From a pragmatic, market-minded perspective, ozone generators illustrate the ongoing tension between useful technology and responsible stewardship. Individuals and businesses should have access to tools that improve air and water quality, provided those tools operate under clear standards, honest labeling, and effective consumer education. This article surveys the technology, applications, benefits, and risks, and it explains why policy discussions often center on balancing innovation with safeguards rather than pursuing a blanket prohibition.
Technology and operation
Ozone generators operate by two main physical processes, each with distinct performance characteristics.

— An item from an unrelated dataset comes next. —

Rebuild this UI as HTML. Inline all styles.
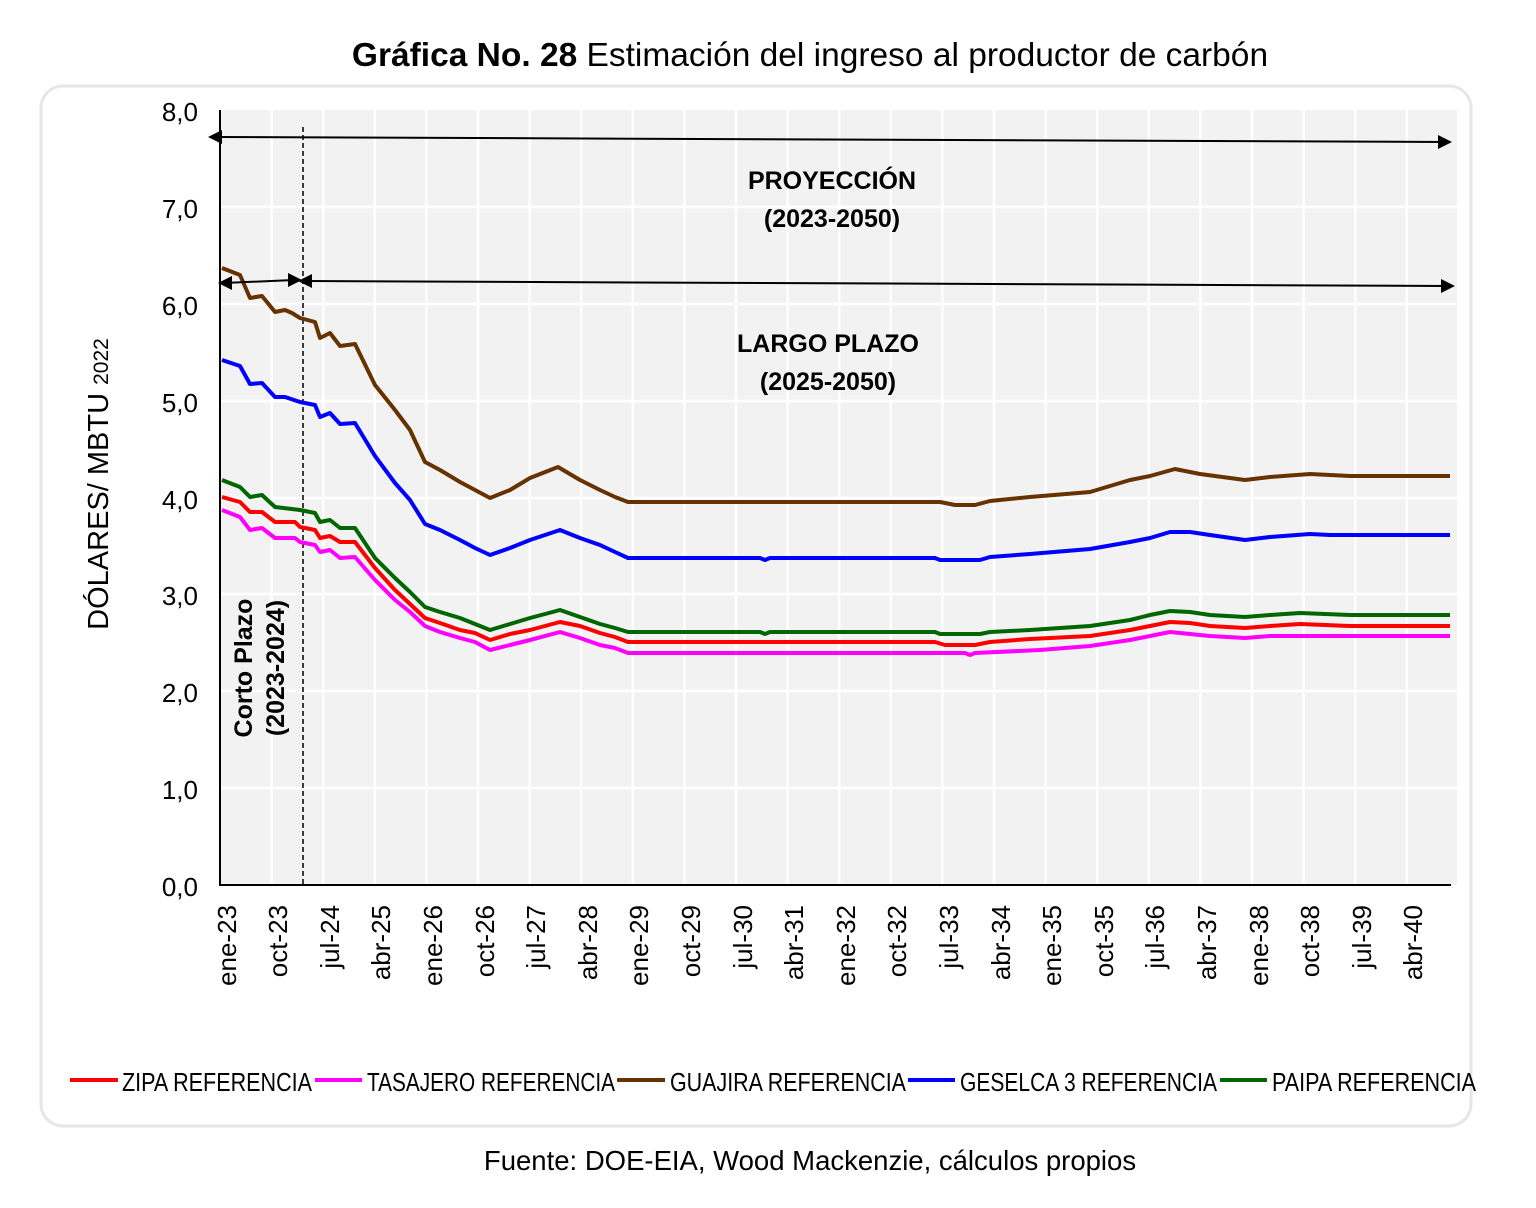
<!DOCTYPE html>
<html><head><meta charset="utf-8"><style>
body{margin:0;background:#fff;}
svg{display:block;}
.n{font-family:"Liberation Sans Narrow","Liberation Sans",sans-serif;}
.s{font-family:"Liberation Sans",sans-serif;}
</style></head><body>
<svg width="1536" height="1208" viewBox="0 0 1536 1208" xmlns="http://www.w3.org/2000/svg">
<text x="810" y="66" text-anchor="middle" class="s" font-size="33.5" fill="#000"><tspan font-weight="bold">Gráfica No. 28</tspan> Estimación del ingreso al productor de carbón</text>
<rect x="41" y="86" width="1430" height="1040" rx="22" fill="#fff" stroke="#e6e6e6" stroke-width="3"/>
<rect x="220" y="110" width="1237" height="775" fill="#f2f2f2"/>
<g stroke="#fff" stroke-width="2.5">
<line x1="220" y1="207" x2="1457" y2="207"/><line x1="220" y1="304" x2="1457" y2="304"/><line x1="220" y1="401" x2="1457" y2="401"/><line x1="220" y1="498" x2="1457" y2="498"/><line x1="220" y1="594" x2="1457" y2="594"/><line x1="220" y1="691" x2="1457" y2="691"/><line x1="220" y1="788" x2="1457" y2="788"/>
<line x1="271.6" y1="110" x2="271.6" y2="885"/><line x1="323.2" y1="110" x2="323.2" y2="885"/><line x1="374.8" y1="110" x2="374.8" y2="885"/><line x1="426.4" y1="110" x2="426.4" y2="885"/><line x1="478" y1="110" x2="478" y2="885"/><line x1="529.6" y1="110" x2="529.6" y2="885"/><line x1="581.2" y1="110" x2="581.2" y2="885"/><line x1="632.8" y1="110" x2="632.8" y2="885"/><line x1="684.4" y1="110" x2="684.4" y2="885"/><line x1="736" y1="110" x2="736" y2="885"/><line x1="787.6" y1="110" x2="787.6" y2="885"/><line x1="839.2" y1="110" x2="839.2" y2="885"/><line x1="890.8" y1="110" x2="890.8" y2="885"/><line x1="942.4" y1="110" x2="942.4" y2="885"/><line x1="994" y1="110" x2="994" y2="885"/><line x1="1045.6" y1="110" x2="1045.6" y2="885"/><line x1="1097.2" y1="110" x2="1097.2" y2="885"/><line x1="1148.8" y1="110" x2="1148.8" y2="885"/><line x1="1200.4" y1="110" x2="1200.4" y2="885"/><line x1="1252" y1="110" x2="1252" y2="885"/><line x1="1303.6" y1="110" x2="1303.6" y2="885"/><line x1="1355.2" y1="110" x2="1355.2" y2="885"/><line x1="1406.8" y1="110" x2="1406.8" y2="885"/>
</g>
<line x1="220" y1="110" x2="220" y2="885" stroke="#000" stroke-width="2"/>
<line x1="219" y1="885" x2="1451" y2="885" stroke="#000" stroke-width="2"/>
<line x1="303" y1="127" x2="303" y2="885" stroke="#000" stroke-width="1.5" stroke-dasharray="5,3"/>
<g fill="none" stroke-width="4" stroke-linejoin="round">
<polyline stroke="#663300" points="222,268 240,275 250,298 262,296 275,312 285,310 292,313 300,318 315,322 320,338 330,333 340,346 355,344 375,385 395,410 410,430 425,462 440,470 460,482 475,490 490,498 510,490 530,478 558,467 580,480 600,490 615,497 628,502 940,502 955,505 975,505 990,501 1030,497 1090,492 1130,480 1150,476 1175,469 1200,474 1230,478 1245,480 1270,477 1310,474 1350,476 1450,476"/>
<polyline stroke="#0000ff" points="222,360 240,366 250,384 262,383 275,397 285,397 300,402 315,405 320,417 330,413 340,424 355,423 375,456 395,483 410,500 425,524 440,530 460,540 475,548 490,555 510,548 530,540 560,530 580,538 600,545 615,552 628,558 760,558 765,560 770,558 935,558 940,560 980,560 990,557 1030,554 1090,549 1130,542 1150,538 1170,532 1190,532 1210,535 1245,540 1270,537 1310,534 1330,535 1450,535"/>
<polyline stroke="#006600" points="222,480 240,487 250,497 262,495 275,507 300,510 315,513 320,522 330,520 340,528 355,528 375,558 395,578 410,592 425,607 440,612 460,618 475,624 490,630 510,624 530,618 560,610 580,617 600,624 615,628 628,632 760,632 765,634 770,632 935,632 940,634 980,634 990,632 1030,630 1090,626 1130,620 1150,615 1170,611 1190,612 1210,615 1245,617 1270,615 1300,613 1350,615 1450,615"/>
<polyline stroke="#ff0000" points="222,497 240,502 250,512 262,512 275,522 295,522 300,527 315,530 320,538 330,536 340,542 355,542 375,568 395,590 410,604 425,618 440,623 460,630 475,633 490,640 510,634 530,630 560,622 580,626 600,633 615,637 628,642 935,642 945,645 975,645 990,642 1030,639 1090,636 1130,630 1150,626 1170,622 1190,623 1210,626 1245,628 1270,626 1300,624 1350,626 1450,626"/>
<polyline stroke="#ff00ff" points="222,510 240,517 250,530 262,528 275,538 295,538 300,542 315,545 320,552 330,550 340,558 355,557 375,580 395,600 410,612 425,626 440,632 460,638 475,642 490,650 510,645 530,640 560,632 580,638 600,645 615,648 628,653 965,653 970,655 975,653 1040,650 1090,646 1130,640 1150,636 1170,632 1190,634 1210,636 1245,638 1270,636 1450,636"/>
</g>
<g stroke="#000" stroke-width="2">
<line x1="218" y1="137" x2="1445" y2="142"/>
<line x1="224" y1="283" x2="294" y2="280"/>
<line x1="306" y1="281" x2="1448" y2="286"/>
</g>
<g fill="#000">
<polygon points="208,137 222,130 222,144"/>
<polygon points="1452,142 1438,135 1438,149"/>
<polygon points="218,283 232,276 232,290"/>
<polygon points="302,280 288,273 288,287"/>
<polygon points="298,281 312,274 312,288"/>
<polygon points="1455,286 1441,279 1441,293"/>
</g>
<g class="n" font-weight="bold" font-size="25" text-anchor="middle" fill="#000">
<text x="832" y="189">PROYECCIÓN</text><text x="832" y="227">(2023-2050)</text>
<text x="828" y="352">LARGO PLAZO</text><text x="828" y="390">(2025-2050)</text>
<text transform="translate(252,668) rotate(-90)">Corto Plazo</text>
<text transform="translate(284,668) rotate(-90)">(2023-2024)</text>
</g>
<g class="n" font-size="26" text-anchor="end" fill="#000">
<text x="198" y="121">8,0</text><text x="198" y="218">7,0</text><text x="198" y="315">6,0</text><text x="198" y="412">5,0</text><text x="198" y="509">4,0</text><text x="198" y="605">3,0</text><text x="198" y="702">2,0</text><text x="198" y="799">1,0</text><text x="198" y="896">0,0</text>
</g>
<text transform="translate(108,484) rotate(-90)" text-anchor="middle" class="s" font-size="29" fill="#000">DÓLARES/ MBTU <tspan font-size="21">2022</tspan></text>
<g class="s" font-size="26" text-anchor="end" fill="#000">
<text transform="translate(236,905) rotate(-90)">ene-23</text><text transform="translate(287,905) rotate(-90)">oct-23</text><text transform="translate(339,905) rotate(-90)">jul-24</text><text transform="translate(390,905) rotate(-90)">abr-25</text><text transform="translate(442,905) rotate(-90)">ene-26</text><text transform="translate(494,905) rotate(-90)">oct-26</text><text transform="translate(545,905) rotate(-90)">jul-27</text><text transform="translate(597,905) rotate(-90)">abr-28</text><text transform="translate(648,905) rotate(-90)">ene-29</text><text transform="translate(700,905) rotate(-90)">oct-29</text><text transform="translate(752,905) rotate(-90)">jul-30</text><text transform="translate(803,905) rotate(-90)">abr-31</text><text transform="translate(855,905) rotate(-90)">ene-32</text><text transform="translate(906,905) rotate(-90)">oct-32</text><text transform="translate(958,905) rotate(-90)">jul-33</text><text transform="translate(1010,905) rotate(-90)">abr-34</text><text transform="translate(1061,905) rotate(-90)">ene-35</text><text transform="translate(1113,905) rotate(-90)">oct-35</text><text transform="translate(1164,905) rotate(-90)">jul-36</text><text transform="translate(1216,905) rotate(-90)">abr-37</text><text transform="translate(1268,905) rotate(-90)">ene-38</text><text transform="translate(1319,905) rotate(-90)">oct-38</text><text transform="translate(1371,905) rotate(-90)">jul-39</text><text transform="translate(1422,905) rotate(-90)">abr-40</text>
</g>
<g stroke-width="4">
<line x1="70" y1="1080" x2="118" y2="1080" stroke="#ff0000"/>
<line x1="315" y1="1080" x2="362" y2="1080" stroke="#ff00ff"/>
<line x1="617" y1="1080" x2="665" y2="1080" stroke="#663300"/>
<line x1="908" y1="1080" x2="955" y2="1080" stroke="#0000ff"/>
<line x1="1220" y1="1080" x2="1267" y2="1080" stroke="#006600"/>
</g>
<g class="n" font-size="26" fill="#000">
<text x="122" y="1091" textLength="190" lengthAdjust="spacingAndGlyphs">ZIPA REFERENCIA</text>
<text x="367" y="1091" textLength="248" lengthAdjust="spacingAndGlyphs">TASAJERO REFERENCIA</text>
<text x="670" y="1091" textLength="236" lengthAdjust="spacingAndGlyphs">GUAJIRA REFERENCIA</text>
<text x="960" y="1091" textLength="257" lengthAdjust="spacingAndGlyphs">GESELCA 3 REFERENCIA</text>
<text x="1272" y="1091" textLength="204" lengthAdjust="spacingAndGlyphs">PAIPA REFERENCIA</text>
</g>
<text x="810" y="1170" text-anchor="middle" class="s" font-size="27.5" fill="#000">Fuente: DOE-EIA, Wood Mackenzie, cálculos propios</text>
</svg>
</body></html>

Corona discharge generators: These devices create ozone by applying a high voltage across a dielectric, which drives electrical discharges through oxygen in air or pure oxygen. The energy splits O2 molecules and recombines them with extra oxygen to form O3. These systems can be compact or industrial-scale, and their ozone output is controllable through current, voltage, and residence time. Because they rely on electrical energy, they tend to deliver higher ozone concentrations at higher energy costs and may require careful thermal management and filtration to avoid byproducts.
Ultraviolet (UV) generators: These units use UV-C radiation (typically around 185 nm) to split O2 and generate ozone in a narrow photochemical process. UV-based ozone production generally yields lower ozone concentrations than corona discharge in the same footprint, but UV systems have advantages in simplicity and maintenance. They are commonly used in applications where modest ozone levels are sufficient and where electrical safety considerations favor fewer high-voltage components.
Regardless of the generation method, controlling the concentration of ozone is essential. Ozone output is usually described in terms of grams per hour or parts per million (ppm) concentration within a treatment chamber or air stream. Effective designs incorporate sensors, feedback loops, and safety interlocks to limit exposure in occupied spaces and to ensure consistent performance across variable environmental conditions.
Applications often require careful orchestration of ozone generation with ventilation, dwell time, and downstream removal or off-gassing when appropriate. In water-treatment settings, ozone is typically dissolved into the water stream and monitored for residual ozone and for byproducts, with attention to how organic matter and bromides can influence performance and safety.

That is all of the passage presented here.